The upfronts are one of TV’s great mysteries: They’re always the focus of the advertising year, but the negotiation process remains hush-hush, with only a handful of people on both sides engaged in those high-level talks. That changed last year, when a major TV ad sales exec agreed to (anonymously) take Adweek behind the scenes, compiling an upfront diary that highlighted each stage of their upfront negotiations. This year, we got another behind-the-scenes peek, this time from the other side of the bargaining table, as a top TV buyer—once again, anonymous—took Adweek through every step of their company’s talks. Here’s what this person had to say about the “insane” upfront marketplace, where early movement, a “really dumb” response to higher-than-expected rates of change and the sudden exit of WarnerMedia ad sales chief Donna Speciale affected this year’s negotiations.

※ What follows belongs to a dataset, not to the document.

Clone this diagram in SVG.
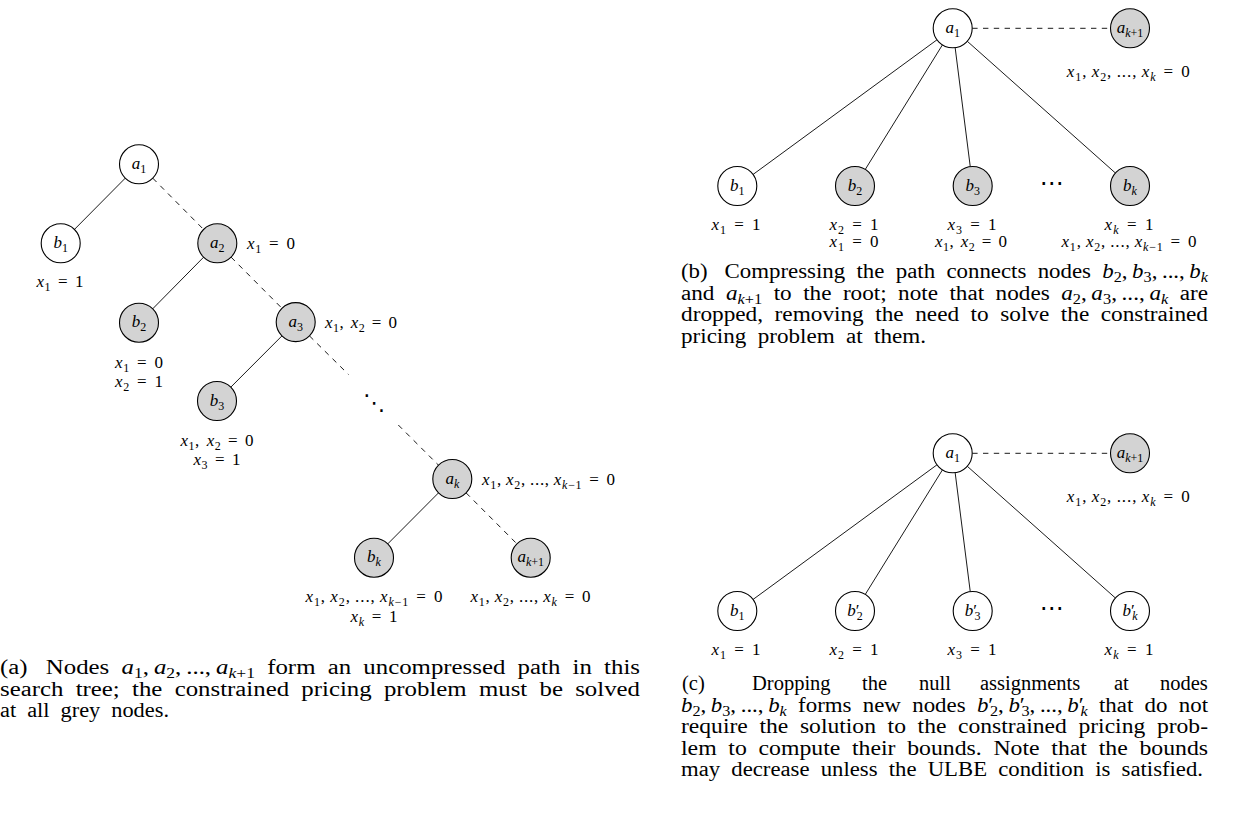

Entry No. 1: Getting a handle on upfronts week
The process of preparing for upfronts week—the annual marketplace synonymous with TV and video buying—begins on cold and dreary days in February. Our teams gather for two days of meetings to determine what our posture in the market will be and, more important, what we’re wanting to achieve for clients. Teams will spend February, March and April developing strategies from the information we’ve learned in an effort to maximize our success when the negotiations begin in earnest.
This work includes a good deal of effort forecasting the marketplace, figuring out what’s right for each individual client and trying to ascertain where the dollars are going to be. Pre-upfront recommendations to the clients are made throughout this run-up to May with the objective of gaining client comfort and alignment on where their coveted dollars will be spent. A lot is on the line for brands, companies and the folks empowered to make these decisions. Now is when dollar approvals begin to be firmed up for the battles ahead. Our agency likes to ask for at least a first look at client budgets in April in an effort to lay out our big board. But if I’m being honest, budgets typically don’t get finalized and remain fluid throughout our negotiations. It’s a living, breathing puzzle, and eventually the pieces move into place.
How important is upfronts week?
The answer is: It varies by client. For more than a decade, trade publications have written bold headlines proclaiming “The Death of the Upfront.” Ironically, I wish they were correct back then! However, despite my cynicism, I believe it’s important to look at the new shows that have been greenlit. But I also appreciate that most of the time it’s not an imperative to what you’re buying. When there’s a true breakout hit, then it’s important because you’re going to want to have screened those opportunities. But with some exceptions, what’s more important (and what doesn’t necessarily happen this week) is ensuring that if you’re a prime-time buyer, you’re getting the same quality and consistency that you’ve had year over year.
NBCUniversal’s upfront event isn’t as important to buyers as the agency-client meetings during that week.
Personally, I find that the programming and big showcase events become less important each year. What remains very important is that many clients come to New York and get exposure to important media partners they don’t see all year. Upfronts week offers the chance for many client-agency or client-agency-media partner meetings to occur—gatherings where everybody is in the room together setting some baselines for the coming weeks ahead. So while I think the presentations are not that important any longer, the week itself and the time spent with clients and partners, when used wisely, can set the tone for your upcoming negotiations.
This year, I enjoyed that there was no bashing. Each media partner focused on their own strengths and the direction they want to go. But other than one exception, I think the presentations are way too long! The other thing I could not help but notice is the irony of living in a world where we perpetually talk about data and digital innovation, yet we still sit through bloated television upfront presentations. Made me chuckle.